The fact of the matter is, no matter how you feel about anyone, you don't get to treat them as less than human because you don't like the way they look. You don't get to sneer at their rolls. You don't get to tell them that they're the problem with why your clothing is substandard. You don't get to tell them that they're not beautiful, that they're not cool, and insinuate that you'd rather they never shopped at your store. You don't get to pretend to be concerned about health, citing how "painful" you feel their struggles are, when you're really just disgusted that you have to share the same bus with them and you don't care about health at all. You don't get to do that, and what's more, you know it.

There was a good point made about this article, about Australian plus-size fashion, about how plus-sized women should not be put up as unusual or extra-special. We're not. We're women, the same way a size-6 woman is. We deserve to be represented in the media and in fashion. We deserve to be seen as normal.

Being fat, as I've said over and over again, and as the research is now showing, does not necessarily mean that you are unhealthy or going to die sooner than anyone else. Some people are just fat. Some people have been just fat for centuries. And honestly, if your biggest worry is that a child will see plus-sized women in fashion, the media, or in stores and think that it's okay to look that way . . . then you should really examine your own body issues.
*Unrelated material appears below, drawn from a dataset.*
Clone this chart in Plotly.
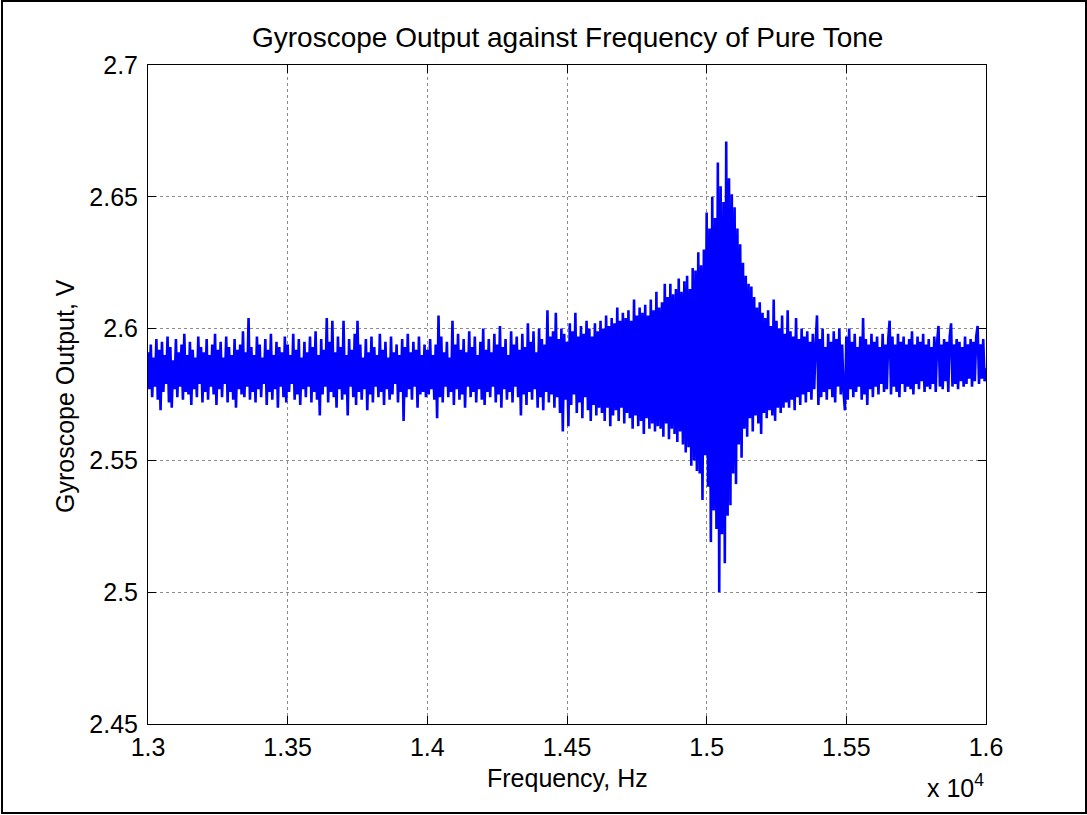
import plotly.graph_objects as go

# Frequency sweep (Hz): 13000 -> 16000, uniform grid, one reading per step
freq_start = 13000
freq_stop = 16000

# Gyroscope output (V), segment by segment
v_13000_13995 = [
    2.591, 2.577, 2.594, 2.574, 2.589, 2.578, 2.596, 2.573, 2.592, 2.569,
    2.595, 2.576, 2.590, 2.579, 2.597, 2.572, 2.593, 2.570, 2.588, 2.577,
    2.596, 2.574, 2.591, 2.578, 2.594, 2.573, 2.598, 2.576, 2.590, 2.575,
    2.595, 2.571, 2.592, 2.577, 2.589, 2.574, 2.597, 2.579, 2.593, 2.572,
    2.591, 2.576, 2.596, 2.573, 2.590, 2.578, 2.594, 2.575, 2.598, 2.571,
    2.592, 2.577, 2.595, 2.574, 2.589, 2.579, 2.597, 2.572, 2.593, 2.576,
    2.590, 2.573, 2.596, 2.570, 2.592, 2.577, 2.594, 2.575, 2.599, 2.574,
    2.591, 2.578, 2.604, 2.573, 2.593, 2.576, 2.590, 2.572, 2.597, 2.577,
    2.594, 2.574, 2.589, 2.579, 2.596, 2.571, 2.592, 2.576, 2.598, 2.573,
    2.590, 2.577, 2.595, 2.570, 2.593, 2.578, 2.591, 2.574, 2.597, 2.572,
    2.594, 2.576, 2.590, 2.579, 2.598, 2.573, 2.592, 2.575, 2.596, 2.571,
    2.589, 2.577, 2.595, 2.574, 2.591, 2.578, 2.597, 2.572, 2.593, 2.576,
    2.599, 2.573, 2.590, 2.567, 2.596, 2.575, 2.592, 2.578, 2.604, 2.572,
    2.595, 2.576, 2.603, 2.574, 2.591, 2.570, 2.597, 2.577, 2.593, 2.573,
    2.603, 2.575, 2.590, 2.567, 2.596, 2.578, 2.592, 2.574, 2.598, 2.571,
    2.603, 2.576, 2.594, 2.573, 2.589, 2.577, 2.596, 2.569, 2.591, 2.575,
    2.597, 2.572, 2.593, 2.578, 2.590, 2.574, 2.598, 2.576, 2.592, 2.571,
    2.595, 2.577, 2.589, 2.573, 2.597, 2.575, 2.591, 2.579, 2.594, 2.572,
    2.590, 2.576, 2.596, 2.565, 2.593, 2.574, 2.598, 2.577, 2.591, 2.573,
    2.595, 2.578, 2.592, 2.570, 2.597, 2.575, 2.590, 2.576, 2.594, 2.574,
]
v_14000_14615 = [
    2.592, 2.575, 2.596, 2.577, 2.590, 2.573, 2.594, 2.566, 2.605, 2.574,
    2.597, 2.572, 2.591, 2.578, 2.595, 2.574, 2.589, 2.576, 2.603, 2.571,
    2.594, 2.577, 2.598, 2.573, 2.592, 2.575, 2.596, 2.570, 2.591, 2.578,
    2.599, 2.574, 2.593, 2.576, 2.597, 2.572, 2.590, 2.577, 2.595, 2.573,
    2.600, 2.571, 2.592, 2.576, 2.596, 2.574, 2.591, 2.578, 2.598, 2.572,
    2.594, 2.575, 2.601, 2.570, 2.593, 2.577, 2.596, 2.573, 2.590, 2.576,
    2.599, 2.572, 2.594, 2.578, 2.597, 2.574, 2.592, 2.567, 2.598, 2.575,
    2.593, 2.571, 2.602, 2.576, 2.595, 2.573, 2.599, 2.577, 2.591, 2.570,
    2.600, 2.574, 2.596, 2.569, 2.594, 2.576, 2.607, 2.572, 2.597, 2.575,
    2.599, 2.570, 2.606, 2.574, 2.596, 2.568, 2.600, 2.561, 2.598, 2.573,
    2.595, 2.563, 2.602, 2.571, 2.599, 2.575, 2.606, 2.568, 2.597, 2.572,
    2.601, 2.566, 2.598, 2.574, 2.603, 2.569, 2.600, 2.565, 2.597, 2.571,
    2.602, 2.567, 2.599, 2.570,
]
v_14620_14965 = [
    2.603, 2.568, 2.600, 2.565, 2.605, 2.570, 2.601, 2.563, 2.604, 2.567,
    2.602, 2.569, 2.608, 2.565, 2.603, 2.570, 2.606, 2.564, 2.604, 2.568,
    2.607, 2.566, 2.603, 2.562, 2.611, 2.567, 2.605, 2.563, 2.608, 2.565,
    2.606, 2.560, 2.609, 2.566, 2.605, 2.562, 2.611, 2.564, 2.607, 2.561,
    2.614, 2.563, 2.608, 2.562, 2.610, 2.559, 2.617, 2.564, 2.612, 2.558,
    2.617, 2.562, 2.613, 2.560, 2.615, 2.557, 2.619, 2.561, 2.614, 2.556,
    2.618, 2.553, 2.620, 2.555, 2.615, 2.548, 2.623, 2.550, 2.622, 2.546,
]
v_14970_15275 = [
    2.629, 2.545, 2.624, 2.535, 2.630, 2.552, 2.644, 2.540, 2.638, 2.519,
    2.650, 2.531, 2.642, 2.524, 2.663, 2.500, 2.654, 2.522, 2.648, 2.511,
    2.671, 2.529, 2.657, 2.533, 2.651, 2.545, 2.646, 2.541, 2.638, 2.556,
    2.632, 2.551, 2.625, 2.562, 2.620, 2.559, 2.617, 2.566, 2.616, 2.561,
    2.612, 2.567, 2.608, 2.564, 2.610, 2.560, 2.606, 2.568, 2.604, 2.566,
    2.607, 2.569, 2.601, 2.567, 2.611, 2.565, 2.603, 2.570, 2.600, 2.568,
    2.605, 2.570,
]
v_15280_16000 = [
    2.598, 2.572, 2.607, 2.570, 2.599, 2.573, 2.597, 2.569, 2.604, 2.574,
    2.596, 2.571, 2.600, 2.575, 2.597, 2.572, 2.599, 2.576, 2.595, 2.573,
    2.598, 2.577, 2.594, 2.605, 2.571, 2.596, 2.574, 2.600, 2.576, 2.593,
    2.573, 2.598, 2.577, 2.595, 2.574, 2.599, 2.572, 2.596, 2.578, 2.600,
    2.575, 2.594, 2.576, 2.569, 2.597, 2.573, 2.600, 2.577, 2.595, 2.574,
    2.598, 2.576, 2.593, 2.578, 2.597, 2.573, 2.604, 2.575, 2.596, 2.571,
    2.594, 2.577, 2.598, 2.574, 2.595, 2.578, 2.597, 2.575, 2.593, 2.579,
    2.598, 2.576, 2.594, 2.577, 2.596, 2.603, 2.575, 2.597, 2.578, 2.594,
    2.576, 2.598, 2.574, 2.595, 2.579, 2.597, 2.576, 2.594, 2.578, 2.596,
    2.577, 2.599, 2.575, 2.594, 2.579, 2.597, 2.577, 2.595, 2.580, 2.598,
    2.576, 2.594, 2.578, 2.596, 2.577, 2.593, 2.579, 2.597, 2.576, 2.595,
    2.601, 2.578, 2.594, 2.577, 2.596, 2.580, 2.595, 2.576, 2.597, 2.602,
    2.578, 2.594, 2.579, 2.596, 2.577, 2.595, 2.580, 2.593, 2.578, 2.597,
    2.579, 2.594, 2.581, 2.596, 2.578, 2.595, 2.580, 2.597, 2.601, 2.579,
    2.594, 2.581, 2.596, 2.580, 2.585,
]

x_tick_vals = [13000, 13500, 14000, 14500, 15000, 15500, 16000]
x_tick_text = ["1.3", "1.35", "1.4", "1.45", "1.5", "1.55", "1.6"]
y_tick_vals = [2.45, 2.5, 2.55, 2.6, 2.65, 2.7]
y_tick_text = ["2.45", "2.5", "2.55", "2.6", "2.65", "2.7"]

title_text = "Gyroscope Output against Frequency of Pure Tone"
x_label = "Frequency, Hz"
y_label = "Gyroscope Output, V"

voltage = v_13000_13995 + v_14000_14615 + v_14620_14965 + v_14970_15275 + v_15280_16000
n = len(voltage)
frequency = [freq_start + (freq_stop - freq_start) * k / (n - 1) for k in range(n)]

W, H = 1087, 815
L, R, T, B = 148, 986, 65, 724  # plot area pixel box
pw, ph = R - L, B - T


def px(xp):
    return (xp - L) / pw


def py(yp):
    return (B - yp) / ph


FONT = "Liberation Sans, Arial, sans-serif"

fig = go.Figure()
fig.add_trace(go.Scatter(
    x=frequency, y=voltage, mode="lines",
    line=dict(color="rgb(0,0,255)", width=2.6),
    showlegend=False, hoverinfo="skip",
))

axis_common = dict(
    showline=True, linecolor="black", linewidth=1, mirror="allticks",
    ticks="inside", ticklen=8, tickcolor="black", tickwidth=1,
    showgrid=True, gridcolor="rgb(140,140,140)", griddash="dot", gridwidth=1,
    zeroline=False, tickfont=dict(family=FONT, size=25, color="black"),
)

fig.update_layout(
    width=W, height=H,
    margin=dict(l=L, r=W - R, t=T, b=H - B, pad=0),
    paper_bgcolor="white", plot_bgcolor="white",
    xaxis=dict(range=[freq_start, freq_stop], tickvals=x_tick_vals, ticktext=x_tick_text,
               ticklabelstandoff=1, **axis_common),
    yaxis=dict(range=[2.45, 2.7], tickvals=y_tick_vals, ticktext=y_tick_text,
               ticklabelstandoff=4, **axis_common),
    annotations=[
        dict(text=title_text, xref="paper", yref="paper", x=px(567), y=py(37),
             xanchor="center", yanchor="middle", showarrow=False,
             font=dict(family=FONT, size=28, color="black")),
        dict(text=x_label, xref="paper", yref="paper", x=px(567), y=py(778),
             xanchor="center", yanchor="middle", showarrow=False,
             font=dict(family=FONT, size=25, color="black")),
        dict(text=y_label, xref="paper", yref="paper", x=px(65), y=py(396),
             xanchor="center", yanchor="middle", showarrow=False, textangle=-90,
             font=dict(family=FONT, size=25, color="black")),
        dict(text="x 10<sup>4</sup>", xref="paper", yref="paper", x=px(986), y=py(786),
             xanchor="right", yanchor="middle", showarrow=False,
             font=dict(family=FONT, size=25, color="black")),
    ],
    shapes=[
        dict(type="rect", xref="paper", yref="paper",
             x0=px(2), x1=px(1086), y0=py(813), y1=py(1),
             line=dict(color="black", width=2), fillcolor="rgba(0,0,0,0)", layer="above"),
    ],
)

fig.write_html("out.html")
It IS okay to look this way. It is okay to be a different shape and size, to have a different skin colour, and to wear any style you want to so that you feel comfortable in your own skin. That's what we should be teaching children, not this perpetual body hatred that just eats and eats away at our society, causing unattainable heights of how you should look in order to be accepted.

So here's to being fat and human. Here's to being normal, to feeling pretty, to exercising at whatever size we happen to be. Here's to walking into a store and finding a dress that fits without alterations, without ugly flowers and hideous prints. Here's to enjoying our lives without judgemental stares from passers-by for eating an ice cream. Here's to seeing characters like us on TV, smart, pretty, fat women and men who aren't the butt of sitcom jokes or villains. Here's to fat being a non-issue.

Because we're just like you. We're just a bigger size. And that's okay.

UPDATE: It has been brought to my attention that I have insinuated that Lululemon sold yoga pants in a 18/20. Lululemon has never stocked a size 18/20 in yoga pants. They have only stocked up to size 12; that size fits me (at an 18/20). I was told when I tried to buy more of these pants that they didn't carry them anymore. However, I have been told that they do carry them in some stores. Sorry for any confusion.